IF a vacuum works, then positive pressure would work too. How? By releasing the positive pressure.
ie pressure up the vessel, (difficult apparatus) and then the drying occurs during the 'depressurizing phase'. Not easy, but plausible.
I think the major drying would occur (in the vacuum system) during the time when the pressure is equalizing, and carries the liquid water out. Yes, there would have been sublimation, but I think its effectiveness would be minimal.
I think you need to bone up a bit on the terms "vapor pressure" and "phases of water". When you pressurize the atmosphere over any water supply (liquid or solid phase), you lower the amount of evaporation from that body of water. Since you are seeking to increase the amount of water that evaporates, adding pressure will not help.

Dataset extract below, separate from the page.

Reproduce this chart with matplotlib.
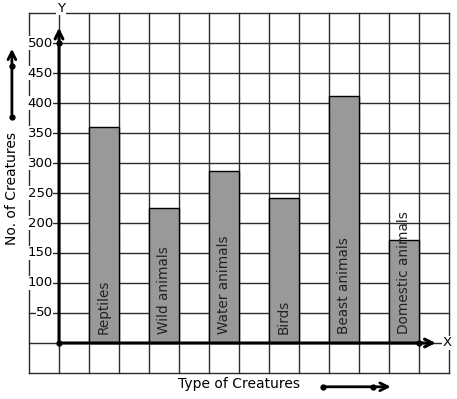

Here is a scenario in which adding pressure might accelerate the out-gassing of water from lumber.
1. Take a dried source of air with exceedingly low water content, and pressurize your tank.
2. Wait a long time for the water vapor to reach equilibrium.
3. Vent the pressurized air.
You should be aware that this pressurization will not probably be any faster than just cycling de-humidified air through your tank, without the equilibration cycle.
I think you do not quite understand what the vapor pressure of water is. Here is the my short-version of that concept:
Water will always leap into the air and establish a pressure inside any vessel. If you take a pressure tank with a water layer at the bottom at freezing temperature, vacuum ALL the air out, the pressure at which you reach equilibrium is the "vapor pressure" for water at freezing. If you increase the temperature, wait for equilibrium and re-measure the pressure inside, then you will have the vapor pressure at that temperature.
Regardless of the actual barometric pressure, the vapor pressure of water is determined
only by the temperature. It is a physical constant in water, just like the freezing point and the boiling point under standard conditions.
When the actual pressure around a body of water is lower than the vapor pressure of the water...you will get rapid evaporation. When you increase the actual pressure well above the vapor pressure of the water for any given temperature, you will reduce evaporation.
These are the physical properties of water, and they never change.
I think you can be assured that any method of kiln drying of wood that uses increased pressure will take way too much energy. The whole idea behind the vacuum process is not that it works magically better somehow than normal air drying, but that it will use less energy for rapid dehydration than heating the wood. You could dry the wood out rather rapidly by baking it at180°F, but look at all the energy you would be burning up. It also allows you to accelerate the drying process without heating the wood up so much that you do damage to it.
The vacuum kiln should be able to accomplish rapid drying of wood with less tendency to have uneven drying. It will be way more energy intensive than a plain solar kiln, or simply covering with a tarp and waiting for summer to do the drying for you. Generating a vacuum takes energy; just not as much energy as boiling off all the water. Even that equation will be subject to the efficiency of your vacuum pump.
Your pressurization method will use more energy than simply heating up the wood and drying with forced air.